PROBLEM TO SOLVE: Where the data below has the string "this", return the whole line.

Extracted records:
== == ==

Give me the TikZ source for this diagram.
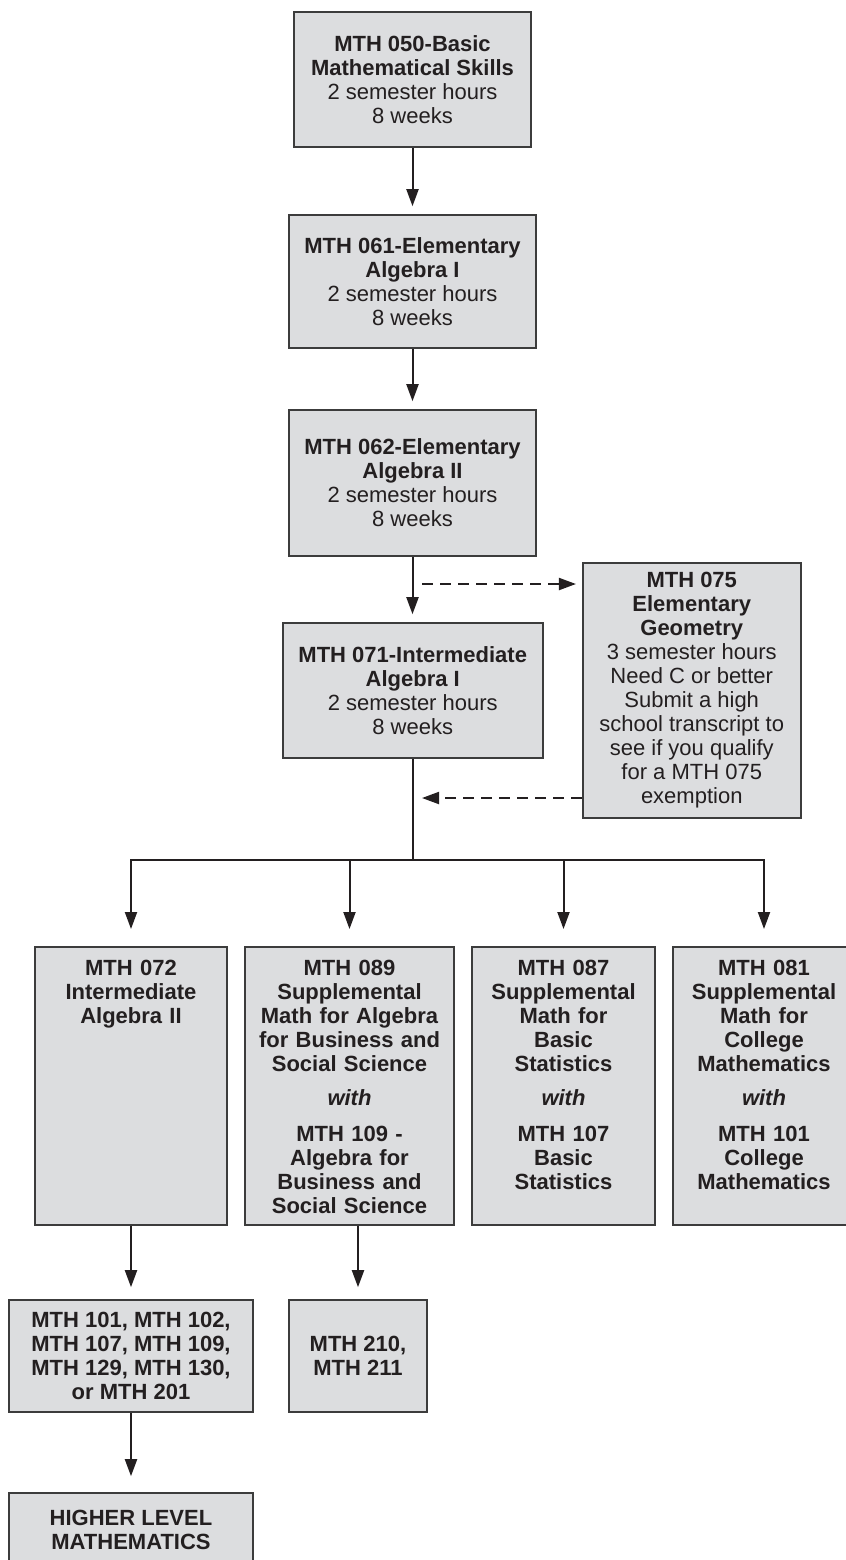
\documentclass[tikz,border=0pt]{standalone}
\usepackage{fontspec}
\setmainfont{Liberation Sans}
\usetikzlibrary{arrows.meta}
\definecolor{boxfill}{HTML}{DCDDDF}
\definecolor{boxline}{HTML}{3C3C3C}
\definecolor{inkcol}{HTML}{231F20}
\begin{document}
\begin{tikzpicture}
[x=0.5pt,y=-0.5pt,
  boxdecorate/.style={shape=rectangle,draw=boxline,fill=boxfill,line width=0.8pt,
    text=inkcol,align=center,inner sep=0pt,font=\fontsize{11}{12}\selectfont},
  rowdecorate/.style={boxdecorate,anchor=north,inner xsep=2pt,inner ysep=0pt,
    text height=14.4pt,text depth=124.6pt,font=\fontsize{11}{12}\selectfont\bfseries},
  linedecorate/.style={-{Triangle[length=8.5pt,width=6pt]},line width=1pt,draw=inkcol},
  dashdecorate/.style={linedecorate,dash pattern=on 5.5pt off 3.5pt}]
\useasboundingbox (0,0) rectangle (846,1560);
%% nodes or boxes
\node (b050) at (412.5,79.5) [boxdecorate,minimum width=118.5pt,minimum height=67.5pt]
  {\textbf{MTH 050-Basic}\\\textbf{Mathematical Skills}\\2 semester hours\\8 weeks};
\node (b061) at (412.5,281.5) [boxdecorate,minimum width=123.5pt,minimum height=66.5pt]
  {\textbf{MTH 061-Elementary}\\\textbf{Algebra I}\\2 semester hours\\8 weeks};
\node (b062) at (412.5,483) [boxdecorate,minimum width=123.5pt,minimum height=73pt]
  {\textbf{MTH 062-Elementary}\\\textbf{Algebra II}\\2 semester hours\\8 weeks};
\node (b071) at (412.75,690.5) [boxdecorate,minimum width=130pt,minimum height=67.5pt]
  {\textbf{MTH 071-Intermediate}\\\textbf{Algebra I}\\2 semester hours\\8 weeks};
\node (b075) at (691.75,690.5) [boxdecorate,minimum width=109pt,minimum height=127.5pt]
  {\textbf{MTH 075}\\\textbf{Elementary}\\\textbf{Geometry}\\3 semester hours\\Need C or better\\
   Submit a high\\school transcript to\\see if you qualify\\for a MTH 075\\exemption};
\node (b072) at (131,946) [rowdecorate,text width=92pt]
  {MTH 072\\Intermediate\\Algebra II};
\node (b089) at (349.5,946) [rowdecorate,text width=100.5pt]
  {MTH 089\\Supplemental\\Math for Algebra\\for Business and\\Social Science\\[5pt]
   \textit{with}\\[6pt]MTH 109 -\\Algebra for\\Business and\\Social Science};
\node (b087) at (563.5,946) [rowdecorate,text width=87.5pt]
  {MTH 087\\Supplemental\\Math for\\Basic\\Statistics\\[5pt]
   \textit{with}\\[6pt]MTH 107\\Basic\\Statistics};
\node (b081) at (764,946) [rowdecorate,text width=87pt]
  {MTH 081\\Supplemental\\Math for\\College\\Mathematics\\[5pt]
   \textit{with}\\[6pt]MTH 101\\College\\Mathematics};
\node (b101) at (131,1356) [boxdecorate,minimum width=122pt,minimum height=56pt]
  {\textbf{MTH 101, MTH 102,}\\\textbf{MTH 107, MTH 109,}\\\textbf{MTH 129, MTH 130,}\\\textbf{or MTH 201}};
\node (b210) at (358,1356) [boxdecorate,minimum width=69pt,minimum height=56pt]
  {\textbf{MTH 210,}\\\textbf{MTH 211}};
\node (bhigh) at (131,1530) [boxdecorate,minimum width=122pt,minimum height=37pt]
  {\textbf{HIGHER LEVEL}\\\textbf{MATHEMATICS}};
\coordinate (split) at (413,860);
\coordinate (goright) at (422,584);
\coordinate (goback) at (422,798);
%% edges or lines
\draw[linedecorate,shorten >=4pt] (b050) -- (b061);
\draw[linedecorate,shorten >=4pt] (b061) -- (b062);
\draw[linedecorate,shorten >=4pt] (b062.south) -- (b062.south |- b071.north);
\draw[line width=1pt,draw=inkcol] (b071.south -| split) -- (split);
\foreach \nodename in {b072,b089,b087,b081} {
  \draw[linedecorate,shorten >=8.5pt] (split) -| (\nodename.north);
}
\draw[dashdecorate,shorten >=3pt] (goright) -- (goright -| b075.west);
\draw[dashdecorate] (goback -| b075.west) -- (goback);
\draw[linedecorate,shorten >=6pt] (b072) -- (b101);
\draw[linedecorate,shorten >=6pt] (b210.north |- b089.south) -- (b210.north);
\draw[linedecorate,shorten >=8pt] (b101) -- (bhigh);
\end{tikzpicture}
\end{document}
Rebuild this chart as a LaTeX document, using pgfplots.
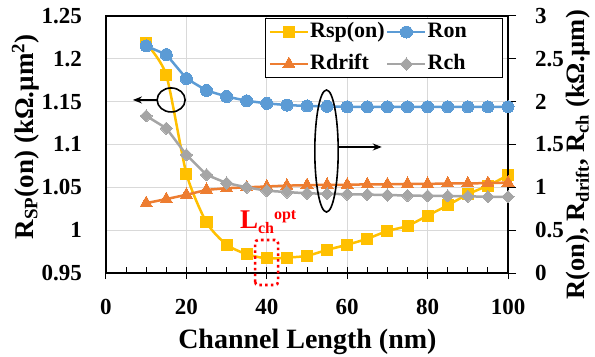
\documentclass[border=0pt]{standalone}
\usepackage{pgfplots}
\pgfplotsset{compat=1.18}
\usepackage{fontspec}
\setmainfont{Liberation Serif}
\usetikzlibrary{arrows.meta}
\definecolor{cY}{HTML}{FFC000}
\definecolor{cB}{HTML}{5B9BD5}
\definecolor{cO}{HTML}{ED7D31}
\definecolor{cG}{HTML}{A5A5A5}
\definecolor{cGrid}{HTML}{D9D9D9}
\begin{document}
\begin{tikzpicture}
\pgfplotsset{
  base/.style={
    width=402bp, height=257bp, scale only axis,
    xmin=0, xmax=100,
    /pgf/number format/assume math mode=true,
    tick label style={font=\bfseries\fontsize{23bp}{23bp}\selectfont, inner sep=0pt},
    axis line style={line width=1.1bp, black},
  },
  legimg/.style={legend image code/.code={
    \draw[##1, mark repeat=2, mark phase=2] plot coordinates {(0bp,0bp) (19bp,0bp) (38bp,0bp)};}},
}
\begin{axis}[base,
  clip=false,
  ymin=0.95, ymax=1.25,
  ytick={0.95,1,1.05,1.1,1.15,1.2,1.25},
  yticklabels={0.95,1,1.05,1.1,1.15,1.2,1.25},
  ytick pos=left,
  ytick style={draw=none},
  yticklabel style={anchor=east, xshift=-24bp},
  xtick={0,20,40,60,80,100},
  xtick pos=bottom,
  minor x tick num=3,
  xtick align=center,
  major tick length=12bp,
  minor tick length=6bp,
  minor x tick style={/pgfplots/tick align=inside, line width=1bp, black},
  major x tick style={line width=1bp, black},
  xticklabel style={anchor=base, yshift=-35bp},
  xmajorgrids, ymajorgrids,
  grid style={cGrid, line width=1bp},
  every axis y label/.style={at={(axis description cs:-0.2,0.53)}, rotate=90, anchor=center, font=\bfseries\fontsize{27bp}{30bp}\selectfont},
  every axis x label/.style={at={(axis description cs:0.501,-0.292)}, anchor=base, font=\bfseries\fontsize{28bp}{30bp}\selectfont},
  ylabel={R\textsubscript{SP}(on) (kΩ.µm\textsuperscript{2})},
  xlabel={Channel Length (nm)},
]
\addplot[cY, line width=2.5bp, smooth, tension=0.4, mark=square*, mark size=5.5bp, mark options={solid, fill=cY, draw=cY, line width=0pt}]
coordinates {(10,1.218)(15,1.181)(20,1.066)(25,1.009)(30,0.983)(35,0.972)(40,0.967)(45,0.968)(50,0.970)(55,0.977)(60,0.983)(65,0.990)(70,0.999)(75,1.005)(80,1.017)(85,1.029)(90,1.042)(95,1.052)(100,1.064)};
% annotations (left axis)
\draw[line width=1.6bp, black] (axis cs:16.2,1.152) ellipse [x radius=14bp, y radius=12bp];
\draw[line width=1.6bp, black, -{Stealth[length=9bp,width=7bp]}] ([xshift=-14bp]axis cs:16.2,1.152) -- (axis cs:6.7,1.152);
\draw[red, line width=2.6bp, dash pattern=on 2.6bp off 3.2bp, rounded corners=3bp] (axis cs:37.1,0.936) rectangle (axis cs:42.8,0.9885);
\node[red, anchor=base west, inner sep=0pt, font=\bfseries] at (axis cs:33.3,1.0025)
  {\fontsize{27bp}{27bp}\selectfont L{\fontsize{16bp}{16bp}\selectfont\raisebox{-5bp}{ch}\raisebox{9bp}{opt}}};
\end{axis}
\begin{axis}[base,
  clip=false,
  ymin=0, ymax=3,
  axis x line=none,
  axis y line*=right,
  ytick={0,0.5,1,1.5,2,2.5,3},
  yticklabels={0,0.5,1,1.5,2,2.5,3},
  ytick align=outside,
  major tick length=8bp,
  major tick style={line width=1bp, black},
  yticklabel style={anchor=west, xshift=19bp},
  every axis y label/.style={at={(axis description cs:1.174,0.46)}, rotate=90, anchor=center, font=\bfseries\fontsize{26.5bp}{30bp}\selectfont},
  ylabel={R(on), R\textsubscript{drift}, R\textsubscript{ch} (kΩ.µm)},
  legend columns=2,
  legend cell align=left,
  legend style={at={(axis description cs:0.988,0.992)}, anchor=north east,
    draw=black, line width=1bp, inner xsep=3bp, inner ysep=3bp,
    nodes={font=\bfseries\fontsize{22bp}{22bp}\selectfont, inner sep=1bp, text width=71bp, text height=15bp, text depth=4bp},
    row sep=11bp,
    /tikz/every even column/.append style={column sep=4bp}},
]
\addlegendimage{legimg, cY, line width=2.5bp, mark=square*, mark size=5.5bp, mark options={solid, fill=cY, draw=cY, line width=0pt}}
\addlegendentry{Rsp(on)}
\addplot[legimg, cB, line width=2.5bp, mark=*, mark size=6bp, mark options={solid, fill=cB, draw=cB, line width=0pt}]
coordinates {(10,2.65)(15,2.55)(20,2.27)(25,2.13)(30,2.06)(35,2.01)(40,1.98)(45,1.96)(50,1.95)(55,1.945)(60,1.94)(65,1.94)(70,1.94)(75,1.94)(80,1.94)(85,1.94)(90,1.94)(95,1.94)(100,1.94)};
\addlegendentry{Ron}
\addplot[legimg, cO, line width=2.5bp, mark=triangle*, mark size=7bp, mark options={solid, fill=cO, draw=cO, line width=0pt}]
coordinates {(10,0.816)(15,0.863)(20,0.913)(25,0.97)(30,0.99)(35,1.0)(40,1.01)(45,1.02)(50,1.025)(55,1.03)(60,1.03)(65,1.035)(70,1.035)(75,1.04)(80,1.04)(85,1.045)(90,1.045)(95,1.05)(100,1.055)};
\addlegendentry{Rdrift}
\addplot[legimg, cG, line width=2.5bp, mark=square*, mark size=4.3bp, mark options={solid, fill=cG, draw=cG, line width=0pt, rotate=45}]
coordinates {(10,1.834)(15,1.69)(20,1.38)(25,1.146)(30,1.05)(35,1.0)(40,0.96)(45,0.945)(50,0.93)(55,0.925)(60,0.92)(65,0.915)(70,0.91)(75,0.905)(80,0.9)(85,0.9)(90,0.895)(95,0.89)(100,0.89)};
\addlegendentry{Rch}
% annotations (right axis)
\draw[line width=1.6bp, black] (axis cs:54.85,1.424) ellipse [x radius=11.7bp, y radius=61bp];
\draw[line width=1.6bp, black, -{Stealth[length=9bp,width=7bp]}] (axis cs:57.7,1.471) -- (axis cs:68.6,1.471);
\end{axis}
\pgfresetboundingbox
\path[use as bounding box] (-106bp,-84bp) rectangle (489bp,273bp);
\end{tikzpicture}
\end{document}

== == ==

ANSWER FOR THE TASK:
Give me the TikZ source for this diagram.
Rebuild this chart as a LaTeX document, using pgfplots.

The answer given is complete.